Can you output the material exactly as written, minus any pictures it holds?

---- GIVEN MATERIAL

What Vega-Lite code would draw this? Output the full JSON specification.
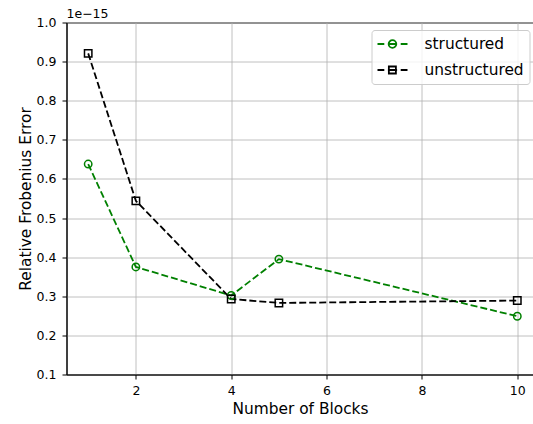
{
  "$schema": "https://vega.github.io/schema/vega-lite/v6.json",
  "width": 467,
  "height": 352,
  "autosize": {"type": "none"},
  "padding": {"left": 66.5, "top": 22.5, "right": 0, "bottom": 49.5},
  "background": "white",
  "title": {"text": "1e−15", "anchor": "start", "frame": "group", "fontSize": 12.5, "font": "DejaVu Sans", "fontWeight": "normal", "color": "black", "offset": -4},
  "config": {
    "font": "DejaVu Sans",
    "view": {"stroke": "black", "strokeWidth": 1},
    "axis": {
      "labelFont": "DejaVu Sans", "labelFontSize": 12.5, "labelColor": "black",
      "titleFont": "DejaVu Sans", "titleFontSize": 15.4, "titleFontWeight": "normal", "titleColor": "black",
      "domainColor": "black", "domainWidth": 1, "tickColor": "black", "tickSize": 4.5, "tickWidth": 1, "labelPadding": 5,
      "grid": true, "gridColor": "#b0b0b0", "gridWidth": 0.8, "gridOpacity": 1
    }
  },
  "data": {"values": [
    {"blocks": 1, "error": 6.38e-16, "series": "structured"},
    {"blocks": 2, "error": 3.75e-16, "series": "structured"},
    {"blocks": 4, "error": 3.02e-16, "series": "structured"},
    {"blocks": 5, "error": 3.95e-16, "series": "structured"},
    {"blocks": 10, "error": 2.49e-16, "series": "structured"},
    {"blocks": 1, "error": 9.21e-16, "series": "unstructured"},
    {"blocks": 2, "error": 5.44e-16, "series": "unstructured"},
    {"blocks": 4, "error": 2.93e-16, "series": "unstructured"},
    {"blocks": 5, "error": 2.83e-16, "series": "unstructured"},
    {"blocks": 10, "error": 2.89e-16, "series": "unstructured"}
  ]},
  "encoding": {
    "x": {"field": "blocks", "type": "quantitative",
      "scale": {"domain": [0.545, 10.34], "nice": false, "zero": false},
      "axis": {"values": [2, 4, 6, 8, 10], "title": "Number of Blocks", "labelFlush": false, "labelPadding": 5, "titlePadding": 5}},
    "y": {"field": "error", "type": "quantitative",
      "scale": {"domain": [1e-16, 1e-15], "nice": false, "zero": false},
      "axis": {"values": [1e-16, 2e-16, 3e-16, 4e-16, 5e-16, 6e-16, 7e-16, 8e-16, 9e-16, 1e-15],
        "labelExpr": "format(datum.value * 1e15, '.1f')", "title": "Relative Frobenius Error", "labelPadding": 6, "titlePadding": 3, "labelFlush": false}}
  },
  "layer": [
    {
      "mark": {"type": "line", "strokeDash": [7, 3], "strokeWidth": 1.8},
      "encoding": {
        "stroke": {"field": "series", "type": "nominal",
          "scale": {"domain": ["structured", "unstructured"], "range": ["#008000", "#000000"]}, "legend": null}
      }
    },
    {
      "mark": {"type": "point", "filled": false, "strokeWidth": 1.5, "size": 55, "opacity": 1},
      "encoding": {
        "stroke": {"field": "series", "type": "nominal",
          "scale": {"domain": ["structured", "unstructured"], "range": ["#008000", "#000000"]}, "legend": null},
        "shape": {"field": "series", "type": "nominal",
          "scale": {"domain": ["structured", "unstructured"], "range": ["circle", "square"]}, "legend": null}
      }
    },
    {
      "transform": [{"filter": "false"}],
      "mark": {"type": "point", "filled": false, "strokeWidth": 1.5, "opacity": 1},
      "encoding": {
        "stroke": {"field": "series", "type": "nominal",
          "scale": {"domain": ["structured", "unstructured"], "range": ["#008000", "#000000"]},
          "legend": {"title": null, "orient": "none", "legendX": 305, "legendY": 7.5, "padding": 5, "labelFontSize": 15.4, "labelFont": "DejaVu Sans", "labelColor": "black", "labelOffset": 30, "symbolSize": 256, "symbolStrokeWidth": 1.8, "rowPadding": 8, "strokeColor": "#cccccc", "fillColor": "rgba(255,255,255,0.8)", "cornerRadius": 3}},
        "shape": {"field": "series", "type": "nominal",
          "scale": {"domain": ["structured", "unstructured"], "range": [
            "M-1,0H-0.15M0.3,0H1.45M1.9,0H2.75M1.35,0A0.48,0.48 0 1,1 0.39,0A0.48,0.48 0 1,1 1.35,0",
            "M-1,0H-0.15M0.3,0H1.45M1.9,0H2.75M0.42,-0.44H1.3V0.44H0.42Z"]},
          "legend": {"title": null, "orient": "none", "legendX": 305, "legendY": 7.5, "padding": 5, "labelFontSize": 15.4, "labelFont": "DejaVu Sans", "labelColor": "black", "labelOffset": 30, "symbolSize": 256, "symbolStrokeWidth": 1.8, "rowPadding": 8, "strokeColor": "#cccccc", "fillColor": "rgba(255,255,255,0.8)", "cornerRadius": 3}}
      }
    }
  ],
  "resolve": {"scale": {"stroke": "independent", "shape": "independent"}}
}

--------

## EXERCISE OUTPUT
What Vega-Lite code would draw this? Output the full JSON specification.
{
  "$schema": "https://vega.github.io/schema/vega-lite/v6.json",
  "width": 467,
  "height": 352,
  "autosize": {"type": "none"},
  "padding": {"left": 66.5, "top": 22.5, "right": 0, "bottom": 49.5},
  "background": "white",
  "title": {"text": "1e−15", "anchor": "start", "frame": "group", "fontSize": 12.5, "font": "DejaVu Sans", "fontWeight": "normal", "color": "black", "offset": -4},
  "config": {
    "font": "DejaVu Sans",
    "view": {"stroke": "black", "strokeWidth": 1},
    "axis": {
      "labelFont": "DejaVu Sans", "labelFontSize": 12.5, "labelColor": "black",
      "titleFont": "DejaVu Sans", "titleFontSize": 15.4, "titleFontWeight": "normal", "titleColor": "black",
      "domainColor": "black", "domainWidth": 1, "tickColor": "black", "tickSize": 4.5, "tickWidth": 1, "labelPadding": 5,
      "grid": true, "gridColor": "#b0b0b0", "gridWidth": 0.8, "gridOpacity": 1
    }
  },
  "data": {"values": [
    {"blocks": 1, "error": 6.38e-16, "series": "structured"},
    {"blocks": 2, "error": 3.75e-16, "series": "structured"},
    {"blocks": 4, "error": 3.02e-16, "series": "structured"},
    {"blocks": 5, "error": 3.95e-16, "series": "structured"},
    {"blocks": 10, "error": 2.49e-16, "series": "structured"},
    {"blocks": 1, "error": 9.21e-16, "series": "unstructured"},
    {"blocks": 2, "error": 5.44e-16, "series": "unstructured"},
    {"blocks": 4, "error": 2.93e-16, "series": "unstructured"},
    {"blocks": 5, "error": 2.83e-16, "series": "unstructured"},
    {"blocks": 10, "error": 2.89e-16, "series": "unstructured"}
  ]},
  "encoding": {
    "x": {"field": "blocks", "type": "quantitative",
      "scale": {"domain": [0.545, 10.34], "nice": false, "zero": false},
      "axis": {"values": [2, 4, 6, 8, 10], "title": "Number of Blocks", "labelFlush": false, "labelPadding": 5, "titlePadding": 5}},
    "y": {"field": "error", "type": "quantitative",
      "scale": {"domain": [1e-16, 1e-15], "nice": false, "zero": false},
      "axis": {"values": [1e-16, 2e-16, 3e-16, 4e-16, 5e-16, 6e-16, 7e-16, 8e-16, 9e-16, 1e-15],
        "labelExpr": "format(datum.value * 1e15, '.1f')", "title": "Relative Frobenius Error", "labelPadding": 6, "titlePadding": 3, "labelFlush": false}}
  },
  "layer": [
    {
      "mark": {"type": "line", "strokeDash": [7, 3], "strokeWidth": 1.8},
      "encoding": {
        "stroke": {"field": "series", "type": "nominal",
          "scale": {"domain": ["structured", "unstructured"], "range": ["#008000", "#000000"]}, "legend": null}
      }
    },
    {
      "mark": {"type": "point", "filled": false, "strokeWidth": 1.5, "size": 55, "opacity": 1},
      "encoding": {
        "stroke": {"field": "series", "type": "nominal",
          "scale": {"domain": ["structured", "unstructured"], "range": ["#008000", "#000000"]}, "legend": null},
        "shape": {"field": "series", "type": "nominal",
          "scale": {"domain": ["structured", "unstructured"], "range": ["circle", "square"]}, "legend": null}
      }
    },
    {
      "transform": [{"filter": "false"}],
      "mark": {"type": "point", "filled": false, "strokeWidth": 1.5, "opacity": 1},
      "encoding": {
        "stroke": {"field": "series", "type": "nominal",
          "scale": {"domain": ["structured", "unstructured"], "range": ["#008000", "#000000"]},
          "legend": {"title": null, "orient": "none", "legendX": 305, "legendY": 7.5, "padding": 5, "labelFontSize": 15.4, "labelFont": "DejaVu Sans", "labelColor": "black", "labelOffset": 30, "symbolSize": 256, "symbolStrokeWidth": 1.8, "rowPadding": 8, "strokeColor": "#cccccc", "fillColor": "rgba(255,255,255,0.8)", "cornerRadius": 3}},
        "shape": {"field": "series", "type": "nominal",
          "scale": {"domain": ["structured", "unstructured"], "range": [
            "M-1,0H-0.15M0.3,0H1.45M1.9,0H2.75M1.35,0A0.48,0.48 0 1,1 0.39,0A0.48,0.48 0 1,1 1.35,0",
            "M-1,0H-0.15M0.3,0H1.45M1.9,0H2.75M0.42,-0.44H1.3V0.44H0.42Z"]},
          "legend": {"title": null, "orient": "none", "legendX": 305, "legendY": 7.5, "padding": 5, "labelFontSize": 15.4, "labelFont": "DejaVu Sans", "labelColor": "black", "labelOffset": 30, "symbolSize": 256, "symbolStrokeWidth": 1.8, "rowPadding": 8, "strokeColor": "#cccccc", "fillColor": "rgba(255,255,255,0.8)", "cornerRadius": 3}}
      }
    }
  ],
  "resolve": {"scale": {"stroke": "independent", "shape": "independent"}}
}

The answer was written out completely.